BUSINESS
Hallmark Jewelers closes Sunday
Photo gallery: Hallmark Jewelers closing |
By Andrew Gomes
Advertiser Staff Writer
The jewelry business is referred to as the "forever business" because gems can be kept virtually forever, often passing generation to generation. But sadly for Hallmark Jewelers at Ala Moana Center, the kama'aina family business will close Sunday after 97 years and three generations of operation.
"It's just the times," said Isaac Ishihara, company president and grandson of watchmaker Gihei Ishihara, who established the business first known as G. Ishihara in 1912 on Kaua'i.
Ishihara said the economy and finances played a part in the decision, as did the challenge of maintaining a company deeply rooted in the past with old-fashioned practices of writing receipts by hand and making repairs for customers.
"We've seen a lot of change," he said. "We're old-school, and maybe we didn't make the transition to the electronic age as we could have."
Ishihara said he will most miss the people connected with the company, including longtime loyal customers and roughly a dozen employees, some of whom have been with Hallmark Jewelers for 20 or 30 years.
"We appreciate their confidence and trust. It was an honor for us," he said.

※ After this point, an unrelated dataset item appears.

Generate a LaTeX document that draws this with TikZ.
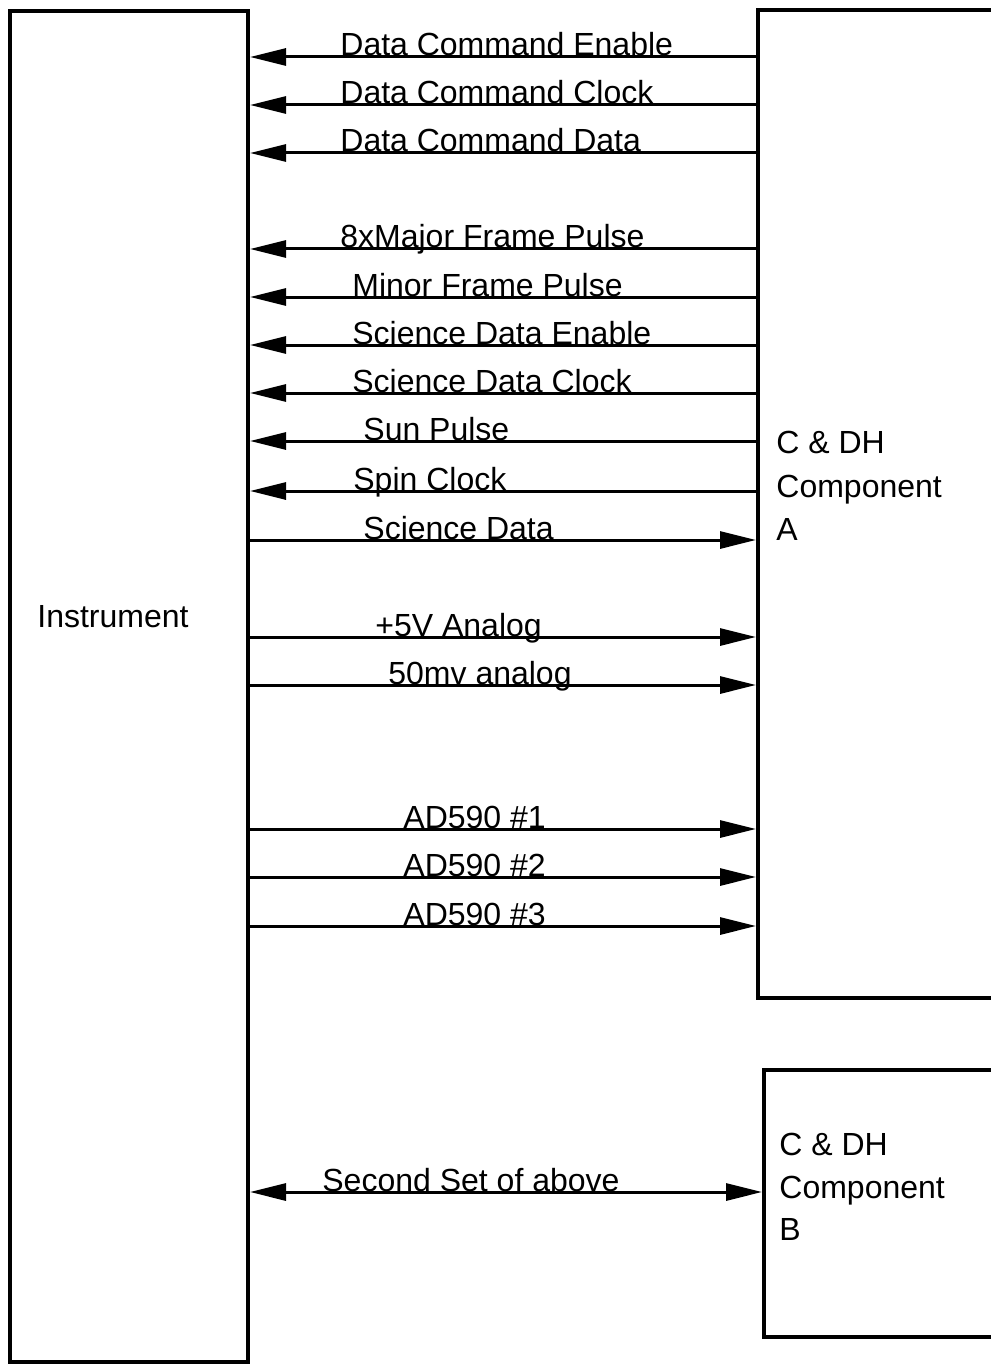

Bruce Bucky, president of the Hawaii Jewelers Association, said the industry is particularly challenged in surviving the worst recession since statehood. "In the jewelry industry, you're dealing with an item that is not needed," he said.
Bucky, who owns Hildgund Jewelers, a longtime kama'aina retailer with six stores, said many in the business are focused on keeping afloat until better economic times return. It's understandable that some jewelers, like many retailers in general, won't make it.
"It's a sign of the times," he said.
The business joins a list of local companies that have closed their doors during the current economic downturn. That includes Nick's Fishmarket, the Haleiwa Supermarket, Jackson Lincoln Mercury Isuzu, and Aloha Airlines.
Scores of other companies have had to lay off workers.
Hallmark Jewelers links back to Kekaha, Kaua'i, where Gihei Ishihara, who was born in Hiroshima, left the blacksmith trade on the Garden Island to become a watchmaker.
In 1927, the merchant moved to O'ahu to open a store Downtown on 'A'ala Street. A decade later, the store relocated to Hotel Street near River Street, and son Yoshimasa Ishihara joined the business renamed G. Ishihara & Son Inc.
The Hallmark Jewelers name was adopted in 1952 along with a relocation to Hotel and Bishop streets. Yoshimasa Ishihara expanded the business with a second store in the newly built second phase of Ala Moana Center in 1966. The store was the first tenant on the diamondhead side of the shopping center.
The Downtown store closed after the business grew at the Ala Moana location, though most customers to this day — 75 percent to 80 percent — are local residents despite closer to half the overall traffic at the mall being tourists.
Isaac Ishihara, who worked in the store as a kid, became a certified gemologist and about nine years ago assumed the helm of the company after his father became ill. Yoshimasa Ishihara, who was believed to be the oldest working jeweler in Honolulu when he retired in 2000 at the age of 84, died in 2002.
"It's been a part of my life all my life," Ishihara said, adding that had business been better there would have been a fourth generation to carry on the family company.